━━━━━ DATASET CONTENT

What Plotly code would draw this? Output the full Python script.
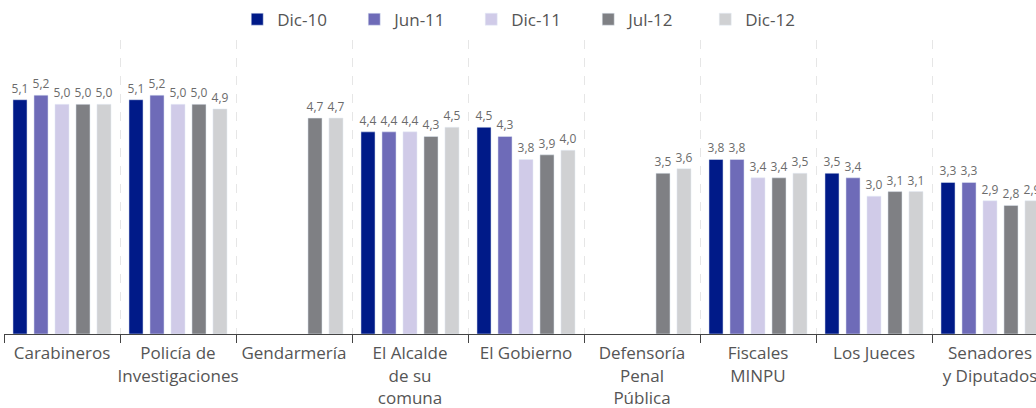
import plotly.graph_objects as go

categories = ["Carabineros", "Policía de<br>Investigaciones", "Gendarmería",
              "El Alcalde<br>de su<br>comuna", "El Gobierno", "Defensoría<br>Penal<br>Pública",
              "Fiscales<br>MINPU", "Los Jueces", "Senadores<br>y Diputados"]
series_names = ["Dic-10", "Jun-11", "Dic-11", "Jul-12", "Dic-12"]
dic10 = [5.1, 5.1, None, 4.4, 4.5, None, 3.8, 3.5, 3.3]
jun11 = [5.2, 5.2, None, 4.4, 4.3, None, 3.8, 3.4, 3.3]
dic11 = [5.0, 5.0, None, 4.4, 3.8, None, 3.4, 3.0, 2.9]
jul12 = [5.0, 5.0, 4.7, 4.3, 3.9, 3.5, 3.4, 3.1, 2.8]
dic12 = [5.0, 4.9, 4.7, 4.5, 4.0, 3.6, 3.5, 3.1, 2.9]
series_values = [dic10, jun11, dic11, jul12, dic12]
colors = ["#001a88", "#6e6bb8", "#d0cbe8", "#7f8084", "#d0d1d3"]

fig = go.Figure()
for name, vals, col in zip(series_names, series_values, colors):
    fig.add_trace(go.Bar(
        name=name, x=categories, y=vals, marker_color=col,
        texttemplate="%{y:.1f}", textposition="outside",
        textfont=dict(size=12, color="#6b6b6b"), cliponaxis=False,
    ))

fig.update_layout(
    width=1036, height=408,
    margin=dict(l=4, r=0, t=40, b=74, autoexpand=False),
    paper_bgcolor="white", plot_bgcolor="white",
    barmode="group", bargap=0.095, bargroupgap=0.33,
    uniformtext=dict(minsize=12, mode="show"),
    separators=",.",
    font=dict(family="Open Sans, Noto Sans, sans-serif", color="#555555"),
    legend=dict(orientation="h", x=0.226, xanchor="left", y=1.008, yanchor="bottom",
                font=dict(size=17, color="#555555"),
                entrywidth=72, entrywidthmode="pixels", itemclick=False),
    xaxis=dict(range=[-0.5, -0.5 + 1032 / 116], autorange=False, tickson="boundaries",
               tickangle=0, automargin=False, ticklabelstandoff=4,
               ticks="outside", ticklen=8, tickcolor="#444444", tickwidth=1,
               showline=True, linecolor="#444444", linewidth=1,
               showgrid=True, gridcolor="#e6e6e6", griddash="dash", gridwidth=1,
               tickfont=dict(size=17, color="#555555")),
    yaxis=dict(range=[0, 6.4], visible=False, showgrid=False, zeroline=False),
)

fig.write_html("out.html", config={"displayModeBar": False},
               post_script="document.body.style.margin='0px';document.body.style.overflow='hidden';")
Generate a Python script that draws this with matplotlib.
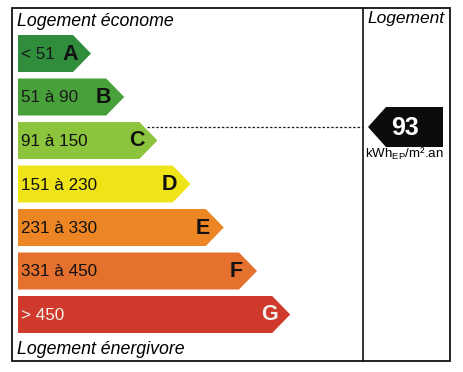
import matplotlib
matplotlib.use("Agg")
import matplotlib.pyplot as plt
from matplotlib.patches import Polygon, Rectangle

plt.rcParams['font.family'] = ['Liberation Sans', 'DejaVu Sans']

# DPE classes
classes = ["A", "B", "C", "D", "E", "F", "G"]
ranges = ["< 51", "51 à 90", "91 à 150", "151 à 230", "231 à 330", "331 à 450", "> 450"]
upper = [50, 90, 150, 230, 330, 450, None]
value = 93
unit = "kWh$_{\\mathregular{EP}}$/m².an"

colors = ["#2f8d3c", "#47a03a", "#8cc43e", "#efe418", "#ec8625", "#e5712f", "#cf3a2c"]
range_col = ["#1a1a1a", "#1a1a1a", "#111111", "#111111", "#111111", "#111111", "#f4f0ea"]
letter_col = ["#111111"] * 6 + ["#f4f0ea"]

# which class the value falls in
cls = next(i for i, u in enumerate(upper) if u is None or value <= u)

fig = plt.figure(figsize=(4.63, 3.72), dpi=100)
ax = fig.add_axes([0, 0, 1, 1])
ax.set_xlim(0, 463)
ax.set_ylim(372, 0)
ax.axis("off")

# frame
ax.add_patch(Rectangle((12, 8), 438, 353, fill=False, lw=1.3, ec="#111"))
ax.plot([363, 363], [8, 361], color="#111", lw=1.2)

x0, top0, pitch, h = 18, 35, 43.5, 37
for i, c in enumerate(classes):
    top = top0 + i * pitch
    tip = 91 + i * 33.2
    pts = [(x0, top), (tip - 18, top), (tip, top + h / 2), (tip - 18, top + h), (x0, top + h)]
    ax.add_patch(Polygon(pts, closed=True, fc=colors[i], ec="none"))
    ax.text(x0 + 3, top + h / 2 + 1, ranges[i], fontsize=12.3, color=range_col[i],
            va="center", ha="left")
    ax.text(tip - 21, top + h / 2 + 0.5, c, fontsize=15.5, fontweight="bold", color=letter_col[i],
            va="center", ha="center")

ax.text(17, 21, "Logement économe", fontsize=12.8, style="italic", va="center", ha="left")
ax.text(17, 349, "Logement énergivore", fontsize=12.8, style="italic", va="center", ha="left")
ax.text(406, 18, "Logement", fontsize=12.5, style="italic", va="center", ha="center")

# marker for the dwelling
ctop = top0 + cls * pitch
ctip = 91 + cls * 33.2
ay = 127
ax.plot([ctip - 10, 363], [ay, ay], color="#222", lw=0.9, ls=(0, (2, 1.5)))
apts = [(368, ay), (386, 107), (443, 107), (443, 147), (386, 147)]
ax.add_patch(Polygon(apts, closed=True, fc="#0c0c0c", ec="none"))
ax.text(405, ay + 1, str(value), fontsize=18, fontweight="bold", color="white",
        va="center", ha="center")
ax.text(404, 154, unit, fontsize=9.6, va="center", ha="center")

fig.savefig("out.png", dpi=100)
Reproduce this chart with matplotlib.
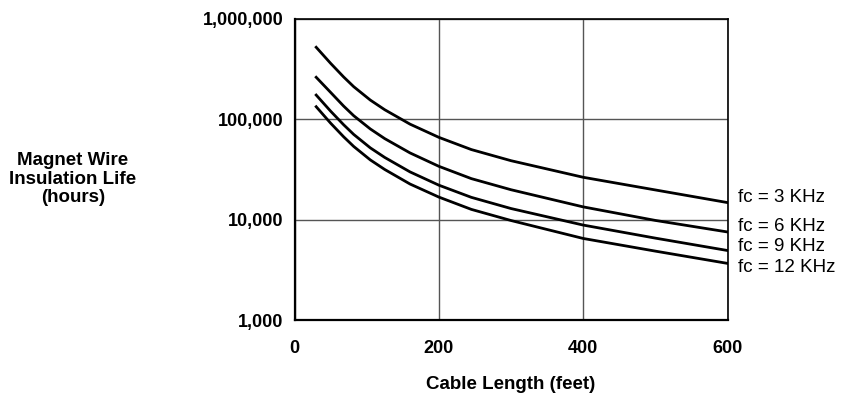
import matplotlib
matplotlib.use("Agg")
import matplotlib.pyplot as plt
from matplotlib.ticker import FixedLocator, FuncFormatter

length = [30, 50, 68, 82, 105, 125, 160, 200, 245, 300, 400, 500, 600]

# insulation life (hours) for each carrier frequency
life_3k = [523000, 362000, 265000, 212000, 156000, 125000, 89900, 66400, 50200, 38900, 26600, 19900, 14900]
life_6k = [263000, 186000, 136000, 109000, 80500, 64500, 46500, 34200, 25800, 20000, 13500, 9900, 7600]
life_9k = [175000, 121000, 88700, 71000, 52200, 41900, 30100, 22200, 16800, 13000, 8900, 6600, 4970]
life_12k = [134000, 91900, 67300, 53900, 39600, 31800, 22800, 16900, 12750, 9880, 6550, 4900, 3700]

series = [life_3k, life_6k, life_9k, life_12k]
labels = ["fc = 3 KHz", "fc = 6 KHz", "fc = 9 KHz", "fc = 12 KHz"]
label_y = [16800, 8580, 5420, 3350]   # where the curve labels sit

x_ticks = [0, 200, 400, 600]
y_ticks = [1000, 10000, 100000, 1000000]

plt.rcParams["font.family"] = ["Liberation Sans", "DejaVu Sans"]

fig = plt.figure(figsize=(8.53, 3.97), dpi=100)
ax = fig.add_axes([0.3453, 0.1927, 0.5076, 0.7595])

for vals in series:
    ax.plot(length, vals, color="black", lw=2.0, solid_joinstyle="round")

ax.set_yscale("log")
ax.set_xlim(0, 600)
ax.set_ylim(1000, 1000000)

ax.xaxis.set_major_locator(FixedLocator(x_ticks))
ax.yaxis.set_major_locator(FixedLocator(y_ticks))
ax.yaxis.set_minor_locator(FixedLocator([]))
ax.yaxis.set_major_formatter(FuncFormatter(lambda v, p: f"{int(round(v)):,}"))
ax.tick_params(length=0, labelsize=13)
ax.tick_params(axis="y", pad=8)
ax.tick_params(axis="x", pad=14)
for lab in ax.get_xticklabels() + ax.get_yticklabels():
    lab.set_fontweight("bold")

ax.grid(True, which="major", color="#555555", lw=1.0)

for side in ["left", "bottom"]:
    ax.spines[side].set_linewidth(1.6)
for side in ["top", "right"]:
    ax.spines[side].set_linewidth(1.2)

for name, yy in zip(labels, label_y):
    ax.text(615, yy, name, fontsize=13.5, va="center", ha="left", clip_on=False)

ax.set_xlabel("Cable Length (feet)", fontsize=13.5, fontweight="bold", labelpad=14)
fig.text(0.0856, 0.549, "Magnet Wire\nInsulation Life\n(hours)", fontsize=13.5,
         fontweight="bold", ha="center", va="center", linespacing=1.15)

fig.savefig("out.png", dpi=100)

━━━━━━━━━━
━━━━━ DATASET CONTENT

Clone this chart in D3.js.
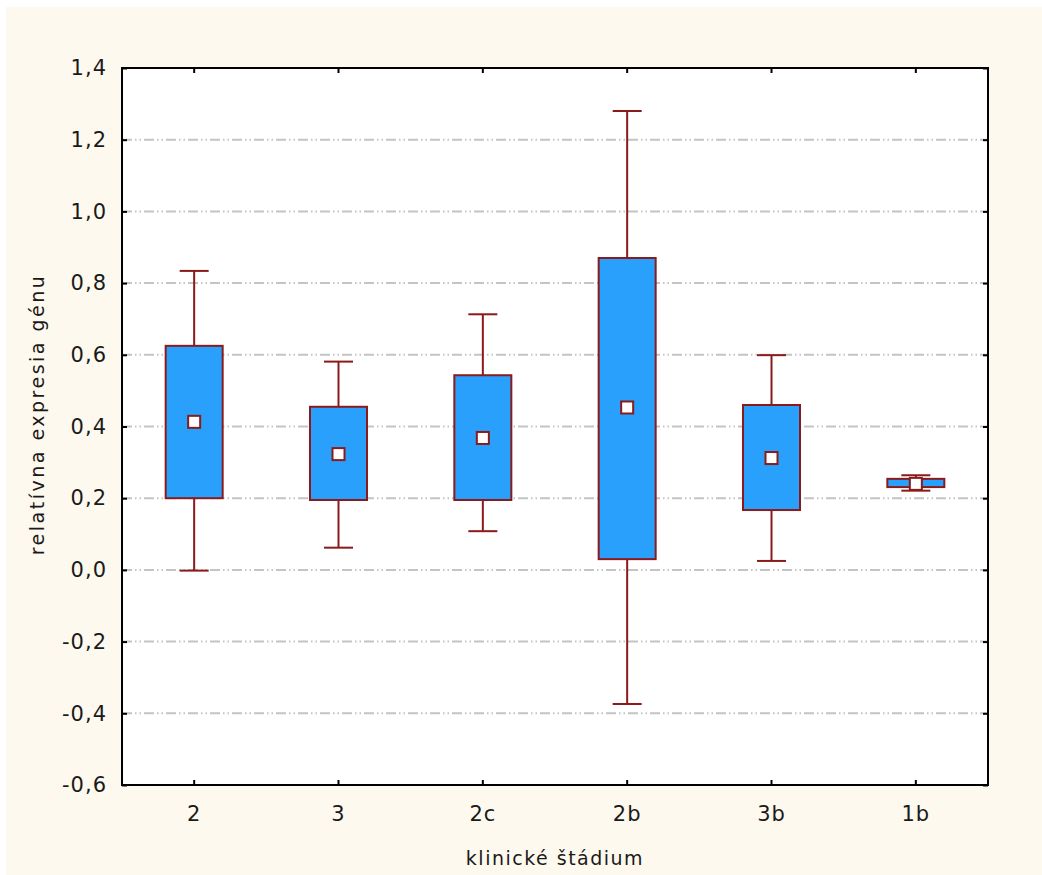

━━━━━━━━━━

> _AIM OF THE TASK_: Working from the entries above, reproduce exactly and only the lines beginning with the line that has "Generate a Python" and ending with the line that has "plt.rcParams['font.family'] = ['Liberation"; omit all pictures.

> _RESULT OF THE TASK_:
Generate a Python script that draws this with matplotlib.
import matplotlib
matplotlib.use("Agg")
import matplotlib.pyplot as plt
from matplotlib.patches import Polygon, Rectangle

plt.rcParams['font.family'] = ['Liberation Sans', 'DejaVu Sans']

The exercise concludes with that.